Returning to Vietnam after almost fifteen years feels like jumping off the diving board into the deep end of a pool.
At first, I was shocked at all the changes. Then, as I slowly drifted through, I felt the link between the past and the present. In the vibrance of the old city, they are truly merging.
One phenomenon is overwhelming throughout the country.
At the beginning of this millennium most people in Vietnam rode bicycles. In addition, there were around four million motorbikes. Today virtually every adult in the country owns a motorbike—there are over five million of them in the city of Hanoi alone.

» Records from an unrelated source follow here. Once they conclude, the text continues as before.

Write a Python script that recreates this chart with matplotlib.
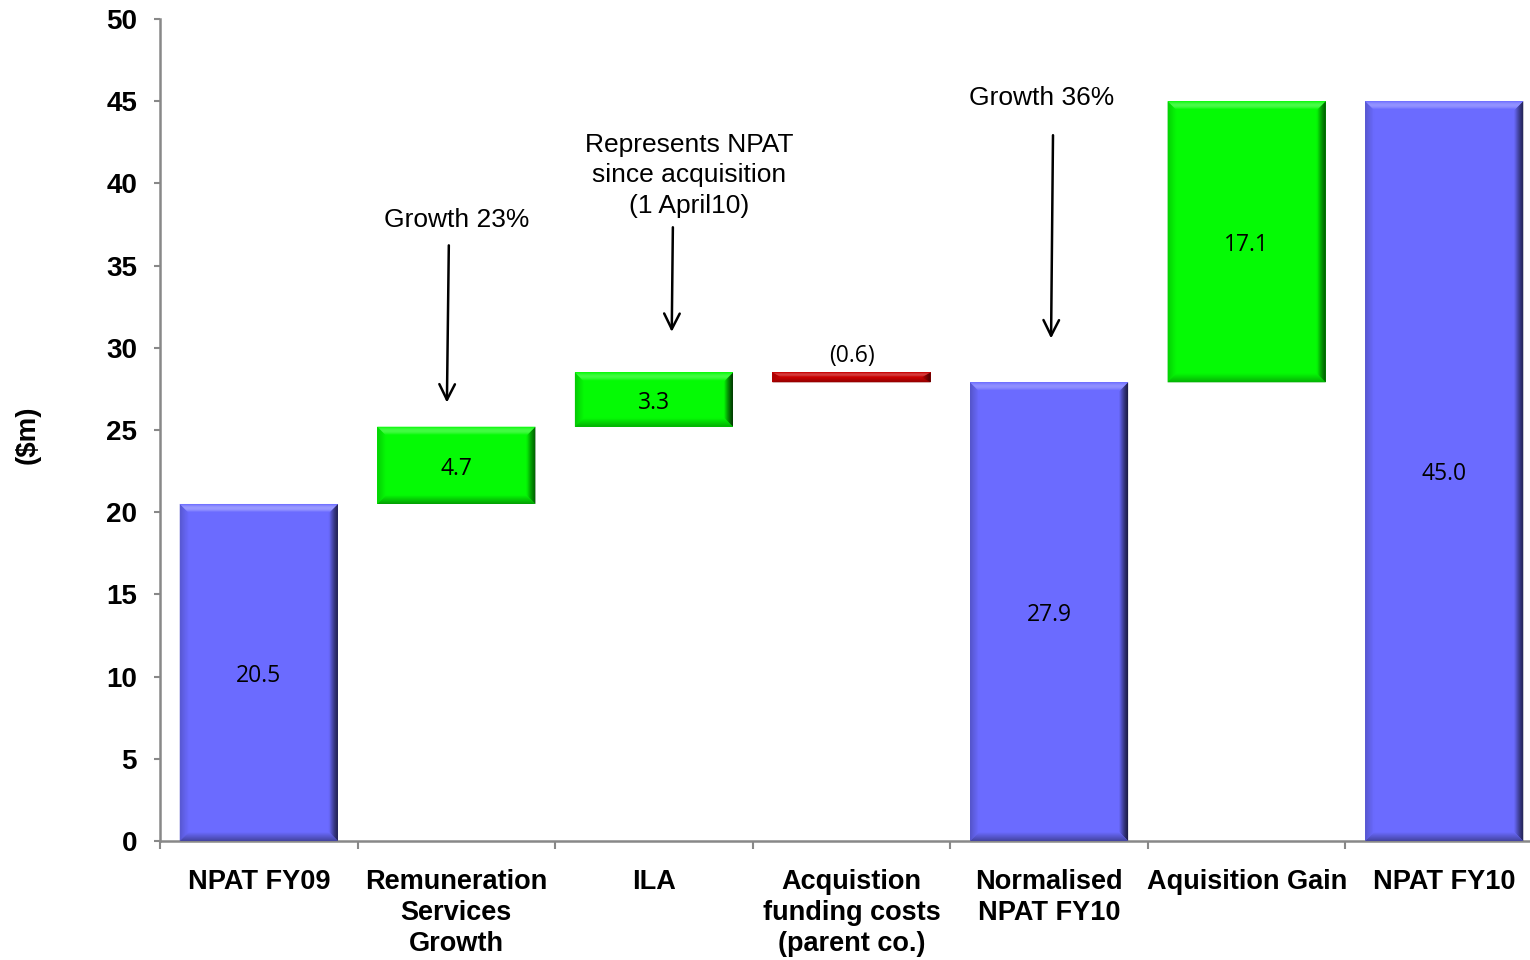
import matplotlib
matplotlib.use("Agg")
import matplotlib.pyplot as plt
from matplotlib.patches import Polygon
from matplotlib.colors import to_rgb
import numpy as np

# Waterfall data ($m)
categories = ["NPAT FY09", "Remuneration\nServices\nGrowth", "ILA",
              "Acquistion\nfunding costs\n(parent co.)", "Normalised\nNPAT FY10",
              "Aquisition Gain", "NPAT FY10"]
changes = [20.5, 4.7, 3.3, -0.6, 27.9, 17.1, 45.0]
is_total = [True, False, False, False, True, False, True]
value_labels = ["20.5", "4.7", "3.3", "(0.6)", "27.9", "17.1", "45.0"]
yticks = [0, 5, 10, 15, 20, 25, 30, 35, 40, 45, 50]

BLUE = "#6B6BFF"
GREEN = "#05FA05"
RED = "#C80000"

# Compute floating bar bases
bottoms, heights, colors = [], [], []
running = 0.0
for v, tot in zip(changes, is_total):
    if tot:
        bottoms.append(0.0)
        heights.append(v)
        running = v
        colors.append(BLUE)
    else:
        if v >= 0:
            bottoms.append(running)
            heights.append(v)
            colors.append(GREEN)
        else:
            bottoms.append(running + v)
            heights.append(-v)
            colors.append(RED)
        running += v

plt.rcParams["font.family"] = ["Liberation Sans", "DejaVu Sans"]
fig = plt.figure(figsize=(15.3, 9.6), dpi=100)
ax = fig.add_axes([160 / 1530, 1 - 841 / 960, 1383 / 1530, (841 - 19) / 960])

x = np.arange(len(categories))
bars = ax.bar(x, heights, bottom=bottoms, width=0.8, color=colors,
              edgecolor="none", zorder=2)

ax.set_xlim(-0.5, len(categories) - 0.5)
ax.set_ylim(0, 50)


def shade(c, f):
    r, g, b = to_rgb(c)
    if f >= 1:
        k = f - 1
        return (r + (1 - r) * k, g + (1 - g) * k, b + (1 - b) * k)
    return (r * f, g * f, b * f)


# Bevelled, gradient edges drawn around each bar
px_x = 1.0 / (1383 / 7)   # data units per pixel, horizontal
px_y = 50.0 / 822          # data units per pixel, vertical
NSTEP = 9
for rect, c in zip(bars, colors):
    x0, y0 = rect.get_x(), rect.get_y()
    w, h = rect.get_width(), rect.get_height()
    x1, y1 = x0 + w, y0 + h
    sx = px_x
    sy = min(px_y, h / 2 / NSTEP)
    for k in range(NSTEP):
        t = (k + 0.5) / NSTEP
        a, b = k, k + 1
        top = [(x0 + a * sx, y1 - a * sy), (x1 - a * sx, y1 - a * sy),
               (x1 - b * sx, y1 - b * sy), (x0 + b * sx, y1 - b * sy)]
        bottom = [(x0 + a * sx, y0 + a * sy), (x1 - a * sx, y0 + a * sy),
                  (x1 - b * sx, y0 + b * sy), (x0 + b * sx, y0 + b * sy)]
        left = [(x0 + a * sx, y0 + a * sy), (x0 + a * sx, y1 - a * sy),
                (x0 + b * sx, y1 - b * sy), (x0 + b * sx, y0 + b * sy)]
        right = [(x1 - a * sx, y0 + a * sy), (x1 - a * sx, y1 - a * sy),
                 (x1 - b * sx, y1 - b * sy), (x1 - b * sx, y0 + b * sy)]
        f_top = 1 + 0.32 * np.sin(np.pi * min(1.0, t * 1.1))
        f_left = 0.78 + 0.22 * t
        f_right = 0.2 + 0.8 * t ** 1.3
        f_bot = 0.62 + 0.38 * t
        ax.add_patch(Polygon(left, closed=True, color=shade(c, f_left), lw=0, zorder=3))
        ax.add_patch(Polygon(right, closed=True, color=shade(c, f_right), lw=0, zorder=3))
        ax.add_patch(Polygon(bottom, closed=True, color=shade(c, f_bot), lw=0, zorder=3))
        ax.add_patch(Polygon(top, closed=True, color=shade(c, f_top), lw=0, zorder=3))

# Value labels
for i, (b, h, lab) in enumerate(zip(bottoms, heights, value_labels)):
    if changes[i] < 0:
        ax.text(x[i], b + h + 0.25, lab, ha="center", va="bottom",
                fontsize=16.5, family=["Open Sans", "DejaVu Sans"], zorder=5)
    else:
        ax.text(x[i], b + h / 2 - 0.2, lab, ha="center", va="center",
                fontsize=16.5, family=["Open Sans", "DejaVu Sans"], zorder=5)

# Commentary with arrows
arrow_kw = dict(arrowstyle="->", lw=1.8, color="black", mutation_scale=28)
ax.annotate("", xy=(0.952, 26.5), xytext=(0.962, 36.4), arrowprops=arrow_kw)
ax.text(1.0, 37.8, "Growth 23%", ha="center", va="center", fontsize=19)
ax.annotate("", xy=(2.09, 30.8), xytext=(2.096, 37.5), arrowprops=arrow_kw)
ax.text(2.18, 40.5, "Represents NPAT\nsince acquisition\n(1 April10)", ha="center",
        va="center", fontsize=19, linespacing=1.35)
ax.annotate("", xy=(4.01, 30.4), xytext=(4.02, 43.1), arrowprops=arrow_kw)
ax.text(3.96, 45.2, "Growth 36%", ha="center", va="center", fontsize=19)

# Axes styling
for s in ("top", "right"):
    ax.spines[s].set_visible(False)
for s in ("left", "bottom"):
    ax.spines[s].set_color("#888888")
    ax.spines[s].set_linewidth(1.8)

ax.set_yticks(yticks)
ax.set_yticklabels([str(t) for t in yticks], fontsize=20, fontweight="bold")
ax.tick_params(axis="y", length=4.5, width=1.5, color="#888888", pad=12)

ax.set_xticks(x)
ax.set_xticklabels(categories, fontsize=19.5, fontweight="bold", linespacing=1.25)
ax.tick_params(axis="x", which="major", length=0, pad=20.5)
ax.set_xticks(np.arange(-0.5, len(categories), 1.0), minor=True)
ax.tick_params(axis="x", which="minor", length=5.5, width=1.5, color="#888888")

fig.text(28 / 1530, 1 - 435 / 960, "($m)", rotation=90, ha="center", va="center",
         fontsize=20, fontweight="bold")

fig.savefig("out.png", dpi=100)
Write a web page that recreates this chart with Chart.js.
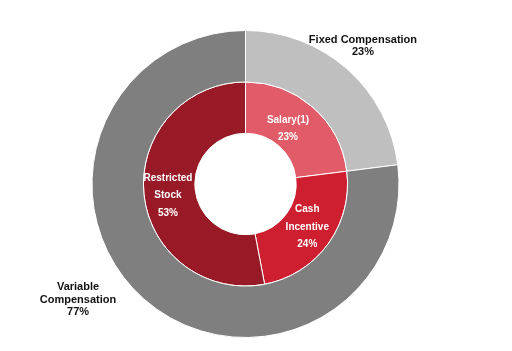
<!DOCTYPE html>
<html>
<head>
<meta charset="utf-8">
<script src="https://cdn.jsdelivr.net/npm/chart.js@4"></script>
<style>
  body { margin: 0; background: #fff; }
  canvas { display: block; }
</style>
</head>
<body>
<canvas id="comp" width="512" height="351"></canvas>
<script>
// Data
const outerLabels = ["Fixed Compensation", "Variable Compensation"];
const outerValues = [23, 77];
const innerLabels = ["Salary(1)", "Cash Incentive", "Restricted Stock"];
const innerValues = [23, 24, 53];

// how each label is broken into lines
const outerText = [["Fixed Compensation"], ["Variable", "Compensation"]];
const innerText = [["Salary(1)"], ["Cash", "Incentive"], ["Restricted", "Stock"]];

// outer labels sit outside the ring: angle (deg, clockwise from top) and radius factor
const outerPlace = [{ angle: 40.3, r: 1.183, lh: 12 }, { angle: 235.3, r: 1.327, lh: 12.5 }];
// small nudges for the inner labels, px
const innerNudge = [[-8, 2], [0, -2], [-1.5, 4.5]];

const sliceLabels = {
  id: "sliceLabels",
  afterDraw(chart) {
    const ctx = chart.ctx;
    ctx.save();
    ctx.textAlign = "center";
    ctx.textBaseline = "middle";

    // inner ring (dataset 1)
    const inner = chart.getDatasetMeta(1);
    ctx.fillStyle = "#fff";
    ctx.font = "bold 10px 'Liberation Sans', Arial, sans-serif";
    inner.data.forEach((arc, i) => {
      const p = arc.tooltipPosition();
      const lines = innerText[i].concat([innerValues[i] + "%"]);
      const lh = 17.5;
      const x = p.x + innerNudge[i][0];
      const y0 = p.y + innerNudge[i][1] - (lines.length - 1) * lh / 2;
      lines.forEach((t, j) => ctx.fillText(t, x, y0 + j * lh));
    });

    // outer ring (dataset 0)
    const outer = chart.getDatasetMeta(0);
    ctx.fillStyle = "#111";
    ctx.font = "bold 11px 'Liberation Sans', Arial, sans-serif";
    outer.data.forEach((arc, i) => {
      const pl = outerPlace[i];
      const a = pl.angle * Math.PI / 180;
      const r = arc.outerRadius * pl.r;
      const x = arc.x + Math.sin(a) * r;
      const y = arc.y - Math.cos(a) * r;
      const lines = outerText[i].concat([outerValues[i] + "%"]);
      const y0 = y - (lines.length - 1) * pl.lh / 2;
      lines.forEach((t, j) => ctx.fillText(t, x, y0 + j * pl.lh));
    });
    ctx.restore();
  }
};

new Chart(document.getElementById("comp"), {
  type: "doughnut",
  data: {
    labels: innerLabels,
    datasets: [
      {
        label: "Compensation",
        data: outerValues,
        backgroundColor: ["#BFBFBF", "#7F7F7F"],
        borderColor: "#fff",
        borderWidth: 1,
      },
      {
        label: "Components",
        data: innerValues,
        backgroundColor: ["#E25B68", "#CD1F2F", "#981A26"],
        borderColor: "#fff",
        borderWidth: 1,
      },
    ],
  },
  options: {
    responsive: false,
    animation: false,
    cutout: "33%",
    layout: {
      padding: { top: 30, bottom: 13, left: 81, right: 102 },
    },
    plugins: {
      legend: { display: false },
      tooltip: { enabled: false },
    },
  },
  plugins: [sliceLabels],
});
</script>
</body>
</html>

As I walked the streets of Hanoi, trying to bring back old memories, instead I kept thinking about the contrast between two cities.
It would be fun to see a graph comparing the number of bicycles in Hanoi and San Francisco over time. I am quite confident that today there are far more bicycles in San Francisco. And it is not, as it is in Hanoi, the poor people who are on two wheels. It is ironic that while at home we try to reduce the number of carbon-emitting vehicles, their growth in developing countries is explosive.
The conical hat and the bicycle laden with goods are slowly joining the cyclos—the traditional three-wheeled taxis—as purely tourist attractions. Fortunately, street-food stands and house-front markets of all sorts persist in the old town. They are, however, getting squeezed out by chic coffee shops and boutique hotels.
It’s funny that people think San Francisco has changed incredibly over the last 15 years. You only need to go to Vietnam to realize that, in comparison, our pace of change at home is that of a snail crawling next to a leaping grasshopper.